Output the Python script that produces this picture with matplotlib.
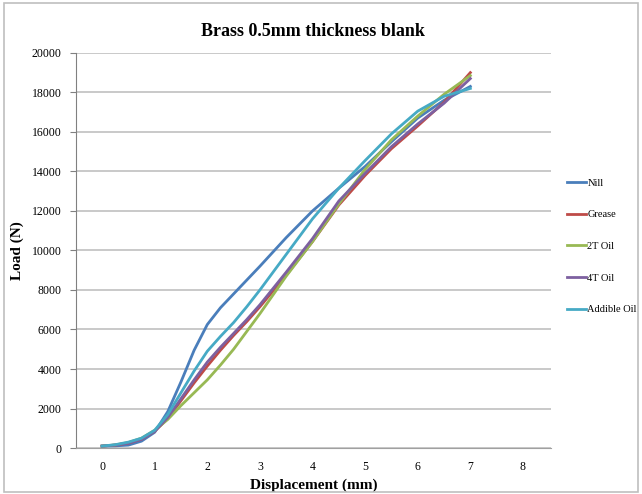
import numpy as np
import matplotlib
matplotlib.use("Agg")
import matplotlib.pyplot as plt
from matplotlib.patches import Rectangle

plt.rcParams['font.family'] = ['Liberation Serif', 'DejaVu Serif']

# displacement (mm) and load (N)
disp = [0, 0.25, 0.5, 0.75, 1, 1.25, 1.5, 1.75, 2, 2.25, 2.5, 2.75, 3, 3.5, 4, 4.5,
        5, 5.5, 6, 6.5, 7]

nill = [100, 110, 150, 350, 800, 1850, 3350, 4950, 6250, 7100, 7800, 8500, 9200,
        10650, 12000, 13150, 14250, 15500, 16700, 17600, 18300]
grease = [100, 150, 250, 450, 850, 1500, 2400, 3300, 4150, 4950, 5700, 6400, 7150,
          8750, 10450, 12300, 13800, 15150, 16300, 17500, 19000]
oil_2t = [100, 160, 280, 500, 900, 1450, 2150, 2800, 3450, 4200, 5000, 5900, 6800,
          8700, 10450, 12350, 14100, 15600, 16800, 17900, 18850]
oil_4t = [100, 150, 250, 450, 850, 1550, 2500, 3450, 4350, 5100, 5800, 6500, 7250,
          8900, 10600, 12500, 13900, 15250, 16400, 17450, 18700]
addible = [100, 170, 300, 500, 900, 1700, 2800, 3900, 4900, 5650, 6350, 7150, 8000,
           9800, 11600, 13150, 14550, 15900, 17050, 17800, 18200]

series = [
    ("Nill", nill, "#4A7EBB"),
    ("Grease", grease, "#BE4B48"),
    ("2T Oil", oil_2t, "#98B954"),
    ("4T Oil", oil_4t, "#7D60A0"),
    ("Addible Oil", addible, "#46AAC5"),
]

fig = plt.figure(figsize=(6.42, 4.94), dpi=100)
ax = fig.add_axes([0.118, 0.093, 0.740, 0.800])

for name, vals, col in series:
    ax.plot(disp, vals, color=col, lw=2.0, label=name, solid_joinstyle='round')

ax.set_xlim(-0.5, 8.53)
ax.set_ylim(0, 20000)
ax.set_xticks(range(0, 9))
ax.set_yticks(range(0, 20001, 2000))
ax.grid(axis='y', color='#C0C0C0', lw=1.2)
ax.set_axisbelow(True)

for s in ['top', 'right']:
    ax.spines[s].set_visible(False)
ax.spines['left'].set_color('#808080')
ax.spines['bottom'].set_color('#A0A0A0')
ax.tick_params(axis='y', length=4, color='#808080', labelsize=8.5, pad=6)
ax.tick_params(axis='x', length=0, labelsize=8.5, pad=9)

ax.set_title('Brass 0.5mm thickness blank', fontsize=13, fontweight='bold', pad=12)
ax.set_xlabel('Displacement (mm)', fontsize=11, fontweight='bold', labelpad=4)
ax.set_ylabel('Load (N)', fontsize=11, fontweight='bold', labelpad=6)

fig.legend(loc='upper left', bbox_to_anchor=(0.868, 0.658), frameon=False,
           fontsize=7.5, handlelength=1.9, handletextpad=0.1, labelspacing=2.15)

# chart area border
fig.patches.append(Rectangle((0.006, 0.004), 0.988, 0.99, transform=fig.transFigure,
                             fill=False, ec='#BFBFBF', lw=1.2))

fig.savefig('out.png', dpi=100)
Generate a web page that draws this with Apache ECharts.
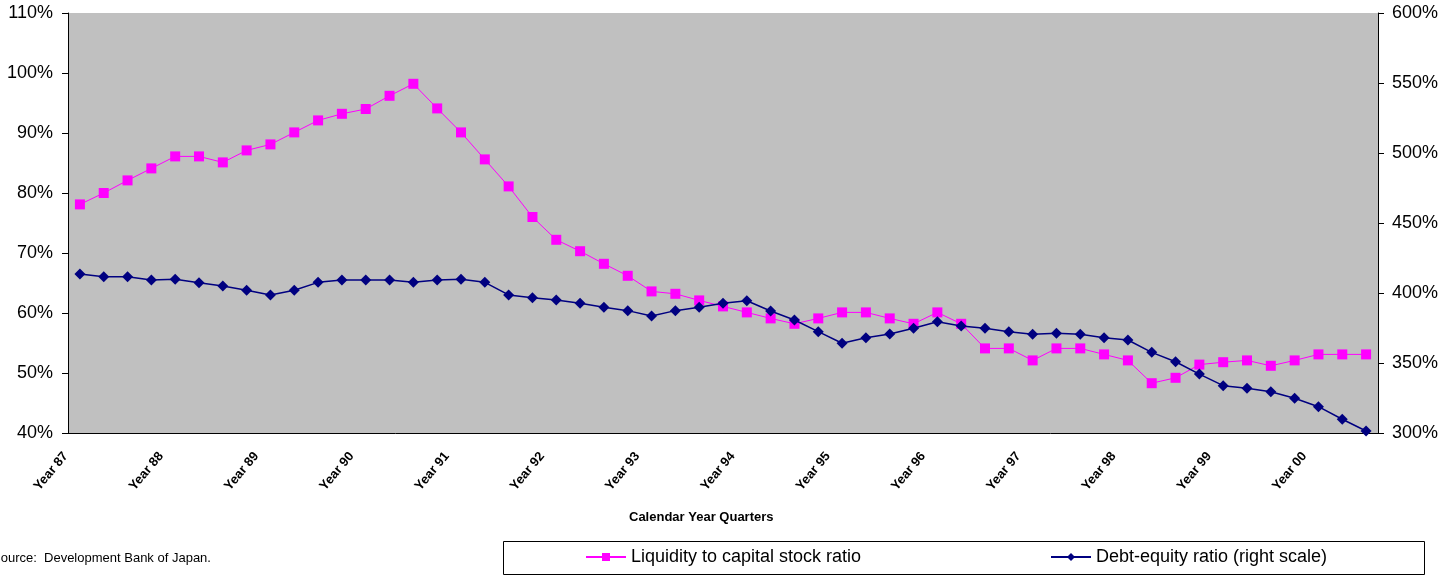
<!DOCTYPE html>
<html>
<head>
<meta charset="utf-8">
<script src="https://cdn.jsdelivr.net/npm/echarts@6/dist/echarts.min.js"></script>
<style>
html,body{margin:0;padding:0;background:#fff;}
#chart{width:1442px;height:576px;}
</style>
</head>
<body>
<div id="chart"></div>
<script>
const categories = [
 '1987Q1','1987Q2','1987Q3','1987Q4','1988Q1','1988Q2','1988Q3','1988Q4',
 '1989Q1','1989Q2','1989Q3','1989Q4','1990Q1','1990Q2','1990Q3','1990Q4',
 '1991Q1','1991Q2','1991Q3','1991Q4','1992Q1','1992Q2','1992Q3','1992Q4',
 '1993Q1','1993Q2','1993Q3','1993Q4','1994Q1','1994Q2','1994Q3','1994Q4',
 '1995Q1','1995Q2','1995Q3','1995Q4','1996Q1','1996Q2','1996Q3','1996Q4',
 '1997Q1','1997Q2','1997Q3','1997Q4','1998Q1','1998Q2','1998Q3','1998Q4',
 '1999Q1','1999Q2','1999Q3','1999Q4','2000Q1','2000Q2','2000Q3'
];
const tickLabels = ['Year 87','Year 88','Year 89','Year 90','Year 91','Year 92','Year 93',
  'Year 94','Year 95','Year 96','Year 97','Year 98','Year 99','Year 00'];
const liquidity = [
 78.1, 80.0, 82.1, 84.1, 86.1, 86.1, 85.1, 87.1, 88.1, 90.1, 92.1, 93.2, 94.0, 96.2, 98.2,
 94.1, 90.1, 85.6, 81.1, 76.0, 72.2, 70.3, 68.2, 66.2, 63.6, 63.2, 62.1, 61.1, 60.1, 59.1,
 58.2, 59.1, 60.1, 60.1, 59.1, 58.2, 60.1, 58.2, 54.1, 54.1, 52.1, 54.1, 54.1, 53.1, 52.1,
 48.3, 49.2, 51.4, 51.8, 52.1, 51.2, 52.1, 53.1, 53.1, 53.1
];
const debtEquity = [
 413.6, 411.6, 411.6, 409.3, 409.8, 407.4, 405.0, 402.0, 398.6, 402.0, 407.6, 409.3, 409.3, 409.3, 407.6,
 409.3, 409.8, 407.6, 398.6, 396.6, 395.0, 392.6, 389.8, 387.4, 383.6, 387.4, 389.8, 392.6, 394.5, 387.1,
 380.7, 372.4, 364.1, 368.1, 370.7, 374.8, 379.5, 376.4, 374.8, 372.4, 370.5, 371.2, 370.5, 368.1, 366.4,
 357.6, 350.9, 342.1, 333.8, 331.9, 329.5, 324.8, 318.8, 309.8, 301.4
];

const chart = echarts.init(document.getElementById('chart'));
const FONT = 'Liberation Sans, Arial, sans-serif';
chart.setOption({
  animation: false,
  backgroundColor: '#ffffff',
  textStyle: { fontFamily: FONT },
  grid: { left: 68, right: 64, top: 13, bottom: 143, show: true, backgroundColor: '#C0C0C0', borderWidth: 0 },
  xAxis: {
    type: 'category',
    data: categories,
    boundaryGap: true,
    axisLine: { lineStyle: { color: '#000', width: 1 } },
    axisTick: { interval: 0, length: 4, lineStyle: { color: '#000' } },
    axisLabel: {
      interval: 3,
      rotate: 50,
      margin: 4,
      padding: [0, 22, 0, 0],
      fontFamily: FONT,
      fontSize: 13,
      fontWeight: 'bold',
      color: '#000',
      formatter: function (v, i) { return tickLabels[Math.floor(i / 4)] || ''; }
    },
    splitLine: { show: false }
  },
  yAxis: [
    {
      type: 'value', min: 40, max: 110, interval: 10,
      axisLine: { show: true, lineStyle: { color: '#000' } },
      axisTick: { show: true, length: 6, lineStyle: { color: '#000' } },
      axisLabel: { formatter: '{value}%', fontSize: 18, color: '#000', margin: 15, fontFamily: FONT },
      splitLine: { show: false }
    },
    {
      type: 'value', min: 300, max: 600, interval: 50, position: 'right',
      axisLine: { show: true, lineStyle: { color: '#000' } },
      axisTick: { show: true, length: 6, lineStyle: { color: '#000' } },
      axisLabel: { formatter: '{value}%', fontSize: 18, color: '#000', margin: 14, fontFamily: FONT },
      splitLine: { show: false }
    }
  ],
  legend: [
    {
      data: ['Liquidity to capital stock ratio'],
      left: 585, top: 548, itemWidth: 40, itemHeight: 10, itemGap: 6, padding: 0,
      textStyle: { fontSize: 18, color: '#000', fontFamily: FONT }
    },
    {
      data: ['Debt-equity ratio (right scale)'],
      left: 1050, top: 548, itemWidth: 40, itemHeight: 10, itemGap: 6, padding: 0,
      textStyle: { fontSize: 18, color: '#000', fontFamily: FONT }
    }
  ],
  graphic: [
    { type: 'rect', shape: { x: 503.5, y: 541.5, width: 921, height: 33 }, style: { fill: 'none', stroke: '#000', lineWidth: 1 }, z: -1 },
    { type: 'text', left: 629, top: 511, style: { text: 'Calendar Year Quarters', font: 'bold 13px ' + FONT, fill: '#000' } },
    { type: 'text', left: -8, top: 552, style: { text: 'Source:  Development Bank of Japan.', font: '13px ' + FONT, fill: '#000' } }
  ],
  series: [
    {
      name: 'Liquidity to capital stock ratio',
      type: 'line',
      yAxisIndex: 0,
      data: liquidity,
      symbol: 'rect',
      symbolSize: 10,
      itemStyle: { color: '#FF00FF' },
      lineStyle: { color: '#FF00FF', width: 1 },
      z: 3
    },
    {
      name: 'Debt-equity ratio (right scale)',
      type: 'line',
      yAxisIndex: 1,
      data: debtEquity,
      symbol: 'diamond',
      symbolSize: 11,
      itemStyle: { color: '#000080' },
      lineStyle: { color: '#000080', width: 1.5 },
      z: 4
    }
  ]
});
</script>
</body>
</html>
+--
Give again, please, precisely the lines that begin the records and run through the line with "5, 5.5, 6, 6.5, 7]" in it, keeping both end lines and dropping any pictures.

Output the Python script that produces this picture with matplotlib.
import numpy as np
import matplotlib
matplotlib.use("Agg")
import matplotlib.pyplot as plt
from matplotlib.patches import Rectangle

plt.rcParams['font.family'] = ['Liberation Serif', 'DejaVu Serif']

# displacement (mm) and load (N)
disp = [0, 0.25, 0.5, 0.75, 1, 1.25, 1.5, 1.75, 2, 2.25, 2.5, 2.75, 3, 3.5, 4, 4.5,
        5, 5.5, 6, 6.5, 7]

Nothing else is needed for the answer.